Sunday, August 23, 2020

Calculations and Explanations

 This thread started when, on the night of August 18, I finally got a chance to do some imaging. That night, the targets were going to be Jupiter and Saturn. With my setup, those are relatively quick targets; no flats and darks, if any, taken at the same time as the lights. The results were....amazingly poor. I usually blame results this bad on the seeing, atmospheric turbulence. In this case, I'm sure that was the major player. But, as I understand more about the telescope and camera, I can see that its not just that (even if, as we will see, it appears to be the major player). First, though, the “final” images.


Jupiter



 

 

 

 


 

 

 

 

 

 

 

 


Saturn

 

 So, what can I learn from this.

  1. First thing is to find out what the scope is capable of. This is often reflected (no pun intended, but not bad anyway) in the Dawe's limit. This is a calculation that puts a number on the resolving limit of a telescope. Resolution is the ability of the scope to “resolve” to objects that are next to each other into the two separate objects. In other words, how close together can, say, two stars be and I'm able to tell they are two stars, not just one fat one. For an 8 inch SCT, which is what I have, that limit is 0.57 arc-seconds. Anything closer together than that can't be separated.

  2. Camera “resolution”. This is something I've known and worked with for a long time and I (mostly) understand the factors involved. For the images above, the relevant information is scope... 8”, F10, and camera... 3.75micron pixels,1290x960 chip. This calculates to a resolution of 0.38 arc-seconds per pixel.

  3. If the image seems blurry, it is not because the image is smeared over too many pixels, since the camera can “see” better than the scope can deliver (0.57 scope vs 0.38 camera), it must be something else like focus or seeing.


What can I do to improve my planetary images.

  1. Move to an area of the country with better skies, ie, less water vapor (clearer), and better seeing. Not likely to happen in my lifetime.

  2. Get a faster camera. The air turbulence causes motion blur. A faster frame rate has the possibility of “stopping” the motion to get clearer frames. This is possible, especially since the company that makes my camera has several versions that are faster, with faster download speeds (which is usually the bottleneck).

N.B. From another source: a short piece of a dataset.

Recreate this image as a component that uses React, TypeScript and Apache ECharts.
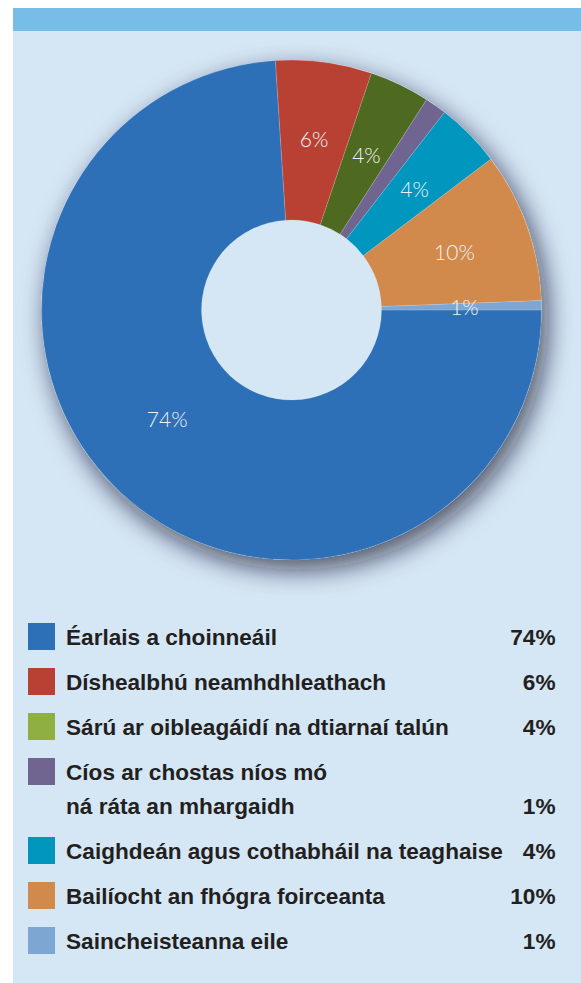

  3. Get a bigger telescope, say a 14 inch SCT. This would allow the Dawe's limit to be the limiting factor in resolution. Really not likely to happen in my lifetime.

Wednesday, August 5, 2020

The Sun Starts a New Solar Cycle

This morning, while there were few obscuring clouds but still have the persistent high cloudiness, I decided to try imaging the sun again. This time there were only a few, small prominences, but there was signs of activity on the disk. I think this is part of the (new) solar cycle 25 coming to life. There were at least 2 filaments as well as other activity. The darker regions are places where the surface is cooler the, the white areas are generally where the surface is hotter. Even in hydrogen alpha light, sunspots are generally cooler and show up dark. The white regions are, if I recall correctly, called plague. The (falsely colored) yellow picture is the larger filament, while the full disk images are the same, except the black/white image is a stack of 3750 (out of 5000) frames taken is black and white, and the red image is 2250 frames (out of 3000) taken in color. The red color is the color of hydrogen alpha and, at least on my computer, is pretty close to what you would see if you were looking through an eyepiece at the sun.


"Close up"of the larger filament.

Color version, same as below.

Black and white version. Notice filaments below white areas and to the upper left.